The duo developed housing for previously incarcerated people, calling it “Lu Lu’s House,” after Wilson’s wonderful wife. At a time when many young people were robbing, looting, and involved in shootings, Wilson and Lambert took it upon themselves to risk their lives to engage young gang members and teach them about nonviolence, safety, cleanliness, business, education, and the importance of health and longevity.
Lambert sold hats and T-shirts at the Eastmont Mall and was visited by his friend Wilson. At the mall, they witnessed gangs of young people running into the stores, stealing whatever they could get their hands on and then rushing out. Wilson tried to stop them after numerous robberies and finally called the police, who Wilson said, “did not respond.” Having been incarcerated previously, they realized that if the young people were allowed to continue to rob the stores, they could receive multiple criminal counts, which would take their case from misdemeanors to felonies, resulting in incarceration.

Lu Lu’s House traveled to Los Angeles and obtained more than 500 toys
for a Dec. 20 giveaway in partnership with Oakland Mayor Barbara
Lee. Courtesy Oakland Private Industry,
Wilson took it upon himself to follow the young people home and when he arrived at their subsidized homes, he realized the importance of trying to save the young people from violence, drug addiction, lack of self-worth, and incarceration — as well as their families from losing subsidized housing. Lambert and Wilson explained to the young men and women, ages 13-17, that there were positive options which might allow them to make money legally and stay out of jail. Wilson and Lambert decided to teach them how to wash cars and they opened a car wash in East Oakland. Oakland’s Initiative, “Keep the town clean,” involved the young people from Lu Lu’s House participating in more than eight cleanup sessions throughout Oakland. To assist with their infrastructure, Lu Lu’s House has partnered with Oakland’s Private Industry Council.

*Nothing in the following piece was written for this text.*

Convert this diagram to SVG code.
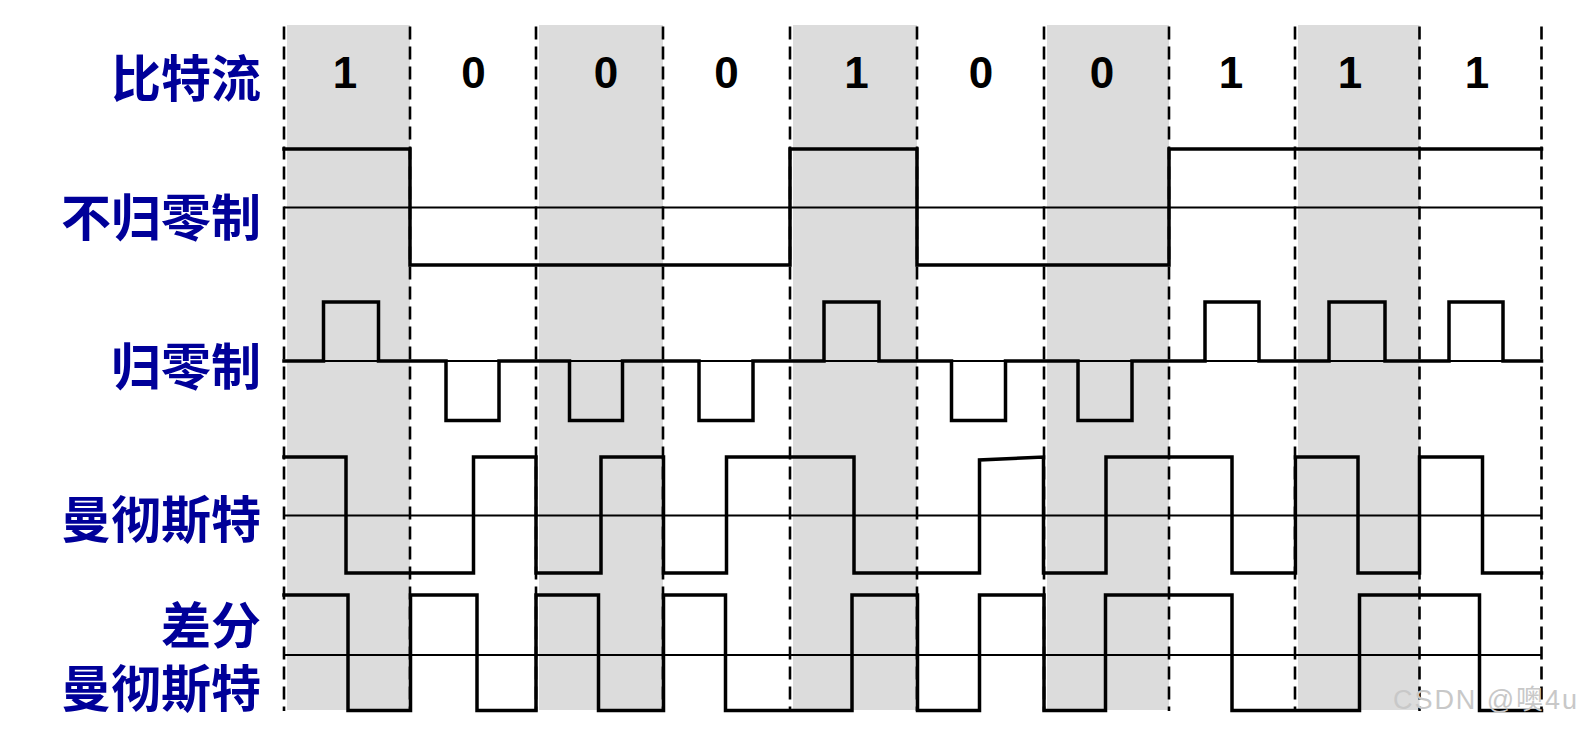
<svg xmlns="http://www.w3.org/2000/svg" width="1582" height="731" viewBox="0 0 1582 731">
<style>
.lbl{font-family:"Noto Sans CJK SC","Noto Sans CJK TC",sans-serif;font-weight:700;font-size:50px;fill:#000099;text-anchor:end}
.bit{font-family:"Liberation Sans",Arial,sans-serif;font-weight:700;font-size:44px;fill:#000;text-anchor:middle}
.shade{fill:#dcdcdc}
.grid{stroke:#000;stroke-width:2.6;stroke-dasharray:13 7;fill:none}
.axis{stroke:#000;stroke-width:1.8;fill:none}
.wave{stroke:#000;stroke-width:3.5;fill:none;stroke-linejoin:miter;stroke-linecap:square}
.wm{font-family:"Liberation Sans",Arial,"Noto Sans CJK SC",sans-serif;font-size:27px;fill:#c8c8c8}
</style>
<rect width="1582" height="731" fill="#fff"/>
<g id="shading">
<rect class="shade" x="287" y="25" width="123" height="685"/>
<rect class="shade" x="539" y="25" width="124" height="685"/>
<rect class="shade" x="793" y="25" width="124" height="685"/>
<rect class="shade" x="1047" y="25" width="122" height="685"/>
<rect class="shade" x="1298" y="25" width="121.5" height="685"/>
</g>
<g id="bit-boundaries">
<line class="grid" x1="284" y1="26.5" x2="284" y2="711"/>
<line class="grid" x1="410" y1="26.5" x2="410" y2="711"/>
<line class="grid" x1="536" y1="26.5" x2="536" y2="711"/>
<line class="grid" x1="663" y1="26.5" x2="663" y2="711"/>
<line class="grid" x1="790" y1="26.5" x2="790" y2="711"/>
<line class="grid" x1="917" y1="26.5" x2="917" y2="711"/>
<line class="grid" x1="1044" y1="26.5" x2="1044" y2="711"/>
<line class="grid" x1="1169" y1="26.5" x2="1169" y2="711"/>
<line class="grid" x1="1295" y1="26.5" x2="1295" y2="711"/>
<line class="grid" x1="1419.5" y1="26.5" x2="1419.5" y2="711"/>
<line class="grid" x1="1541.5" y1="26.5" x2="1541.5" y2="711"/>
</g>
<g id="row-bitstream">
<text class="lbl" x="261" y="97">比特流</text>
<text class="bit" x="345" y="87.5">1</text>
<text class="bit" x="473.5" y="87.5">0</text>
<text class="bit" x="606" y="87.5">0</text>
<text class="bit" x="726.5" y="87.5">0</text>
<text class="bit" x="856.5" y="87.5">1</text>
<text class="bit" x="981" y="87.5">0</text>
<text class="bit" x="1102" y="87.5">0</text>
<text class="bit" x="1231" y="87.5">1</text>
<text class="bit" x="1350" y="87.5">1</text>
<text class="bit" x="1477" y="87.5">1</text>
</g>
<g id="row-nrz">
<text class="lbl" x="261" y="236">不归零制</text>
<line class="axis" x1="284" y1="207.5" x2="1541.5" y2="207.5"/>
<path class="wave" d="M284,149 H410 V265 H790 V149 H917 V265 H1169 V149 H1541.5"/>
</g>
<g id="row-rz">
<text class="lbl" x="261" y="385">归零制</text>
<line class="axis" x1="284" y1="361" x2="1541.5" y2="361"/>
<path class="wave" d="M284,361 H323.5 V302 H378.5 V361 H446 V420.5 H499 V361 H569.5 V420.5 H622.5 V361 H699 V420.5 H753 V361 H824 V302 H879 V361 H951.5 V420.5 H1005.5 V361 H1078 V420.5 H1132 V361 H1205 V302 H1259 V361 H1329 V302 H1385 V361 H1449 V302 H1503 V361 H1541.5"/>
</g>
<g id="row-manchester">
<text class="lbl" x="261" y="538">曼彻斯特</text>
<line class="axis" x1="284" y1="515.5" x2="1541.5" y2="515.5"/>
<path class="wave" d="M284,457 H346 V573 H473.5 V457 H536 V573 H601 V457 H663.5 V573 H726.5 V457 H854 V573 H979.5 V460 L1043.5,457 V573 H1106 V457 H1232 V573 H1295.5 V457 H1358 V573 H1419.5 V457 H1482.5 V573 H1541.5"/>
</g>
<g id="row-diff-manchester">
<text class="lbl" x="261" y="644">差分<tspan x="261" y="707">曼彻斯特</tspan></text>
<line class="axis" x1="284" y1="655" x2="1541.5" y2="655"/>
<path class="wave" d="M284,595 H348 V710.5 H410.5 V595 H477 V710.5 H536 V595 H598.5 V710.5 H663.5 V595 H725.5 V710.5 H852 V595 H917.5 V710.5 H979.5 V595 H1044 V710.5 H1105.5 V595 H1232 V710.5 H1359.5 V595 H1479.5 V710.5 H1541.5"/>
</g>
<text class="wm" x="1393" y="709" textLength="184" lengthAdjust="spacing">CSDN @噢4u</text>
</svg>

For the Christmas season, Lu Lu’s House and reformed young people (who were previously robbed) will continue to give back.
Lu Lu’s House traveled to Los Angeles and obtained more than 500 toys.
Wilson and Lambert will be partnering with Mayor Barbara Lee on a toy giveaway on Dec. 20. Young people, like Dremont Wilkes, age 15, will help give away toys and encourage young people to stay in school and out of trouble. Wilkes wants to go to college and become a specialist in financial aid. Sports agent Aaron Goodwin has committed to giving all eight young people from Lu Lu’s House a fully paid free ride to college, provided they keep a 3.0 grade point average and continue the program. Lu Lu’s House is not toying around.